Even more fun for me, because I’ve been going to shows since 1978 and have never gotten this one, was the sign that Bruce displayed next. CANDY’S ROOM, it said, and the audience made “um, you already played that one?” noises – until Bruce turned the sign around to show that the other side said “57th St” and cued Roy to strike up the opening notes of, yes, “Incident on 57th Street.” It was beautifully played and one of the few times I grabbed my phone out of my pocket to tweet: “INCIDENT!!!!!!!!!!!” I was a wee bit excited…
Incident moved almost seamlessly into “Because the Night,” a song I will never be sorry to get at any show, and the transition was gorgeous – Bruce drew it out a bit by singing “Take me now” several times before launching into the song, heating it up nicely. Maybe because Nils had already had a kick-ass solo during “Prove It,” maybe to get Steve back for “Fire” by putting him on the spot, maybe for no reason other than he felt like it, Bruce had Steve take the solo on this one – and he killed it dead but good. A different solo and different feel from Nils’ usual incendiary spinning virtuosity, but absolutely flaming hot and, again, a lot of fun.
Then a little string of songs from Born in the USA reminded me that the canceled show in 2009 was going to be a BITUSA album show. Of these I particularly enjoyed “Downbound Train” – which I’ve always thought is somewhat underrated as a song.
When “Land of Hope and Dreams” ended I assumed it was the end of the main set, but NO! Bruce gave a gleeful “HA HA!” into the mic and launched into “Light of Day”! Absolutely the hardest rocking song of the night, totally immersive, impossible to stand still. That song needs to show up more often.
Frequently the encores have been opening with either “Rocky Ground” or “Thunder Road” – but in Kansas City, after the food bank PSA, Bruce took a moment to remind us that the 2009 show had been canceled at the last minute due to the unexpected death of his cousin and tour manager Lenny Sullivan.
In a spare arrangement featuring Soozie and Nils, the rarely-performed “My Beautiful Reward” – dedicated to Sullivan – was exquisite and utterly poignant. By which I mean, I think I still have goosebumps from it. For the first time ever in my life, when the lights came up for “Born to Run” immediately after this song, I was just not ready for “Born to Run.” It took me about the entire first verse to switch gears.
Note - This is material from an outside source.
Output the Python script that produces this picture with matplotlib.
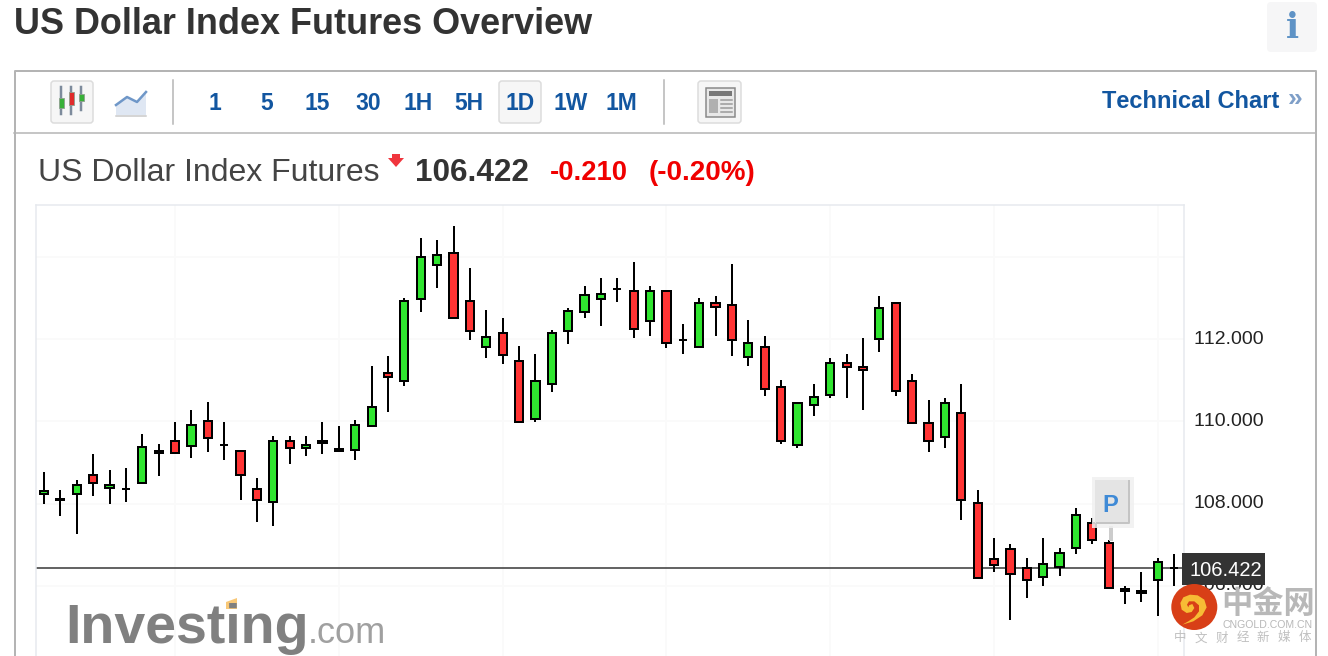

“Santa Claus” was fun, as always – without Clarence there is an issue of who’s going to do the ho-ho-ho part, and in KC it was handled mostly by the horn section but Stevie also chimed in, causing the rock-solid Garry Tallent to break up laughing. (I don’t think there is anything I love more at these shows than watching the little interactions among the band members.) After Santa, Bruce stripped off his Santa hat and then, with the assistance of guitar tech Kevin Buell and with no small amount of comic struggle (hard to undress when you’re that sweaty…) he lost the vest and button-down shirt, leaving him down to his soaking-wet t-shirt for “Tenth Avenue Freeze-Out.”
One for the ages? Probably not, but this show was at times more smokin’ than any KC BBQ. I don’t think the E Street Band is capable of giving a mediocre performance these days (if they ever were), and I’m sorry that this show – the fifth for me this tour – has to be my last. For now. Until the next one.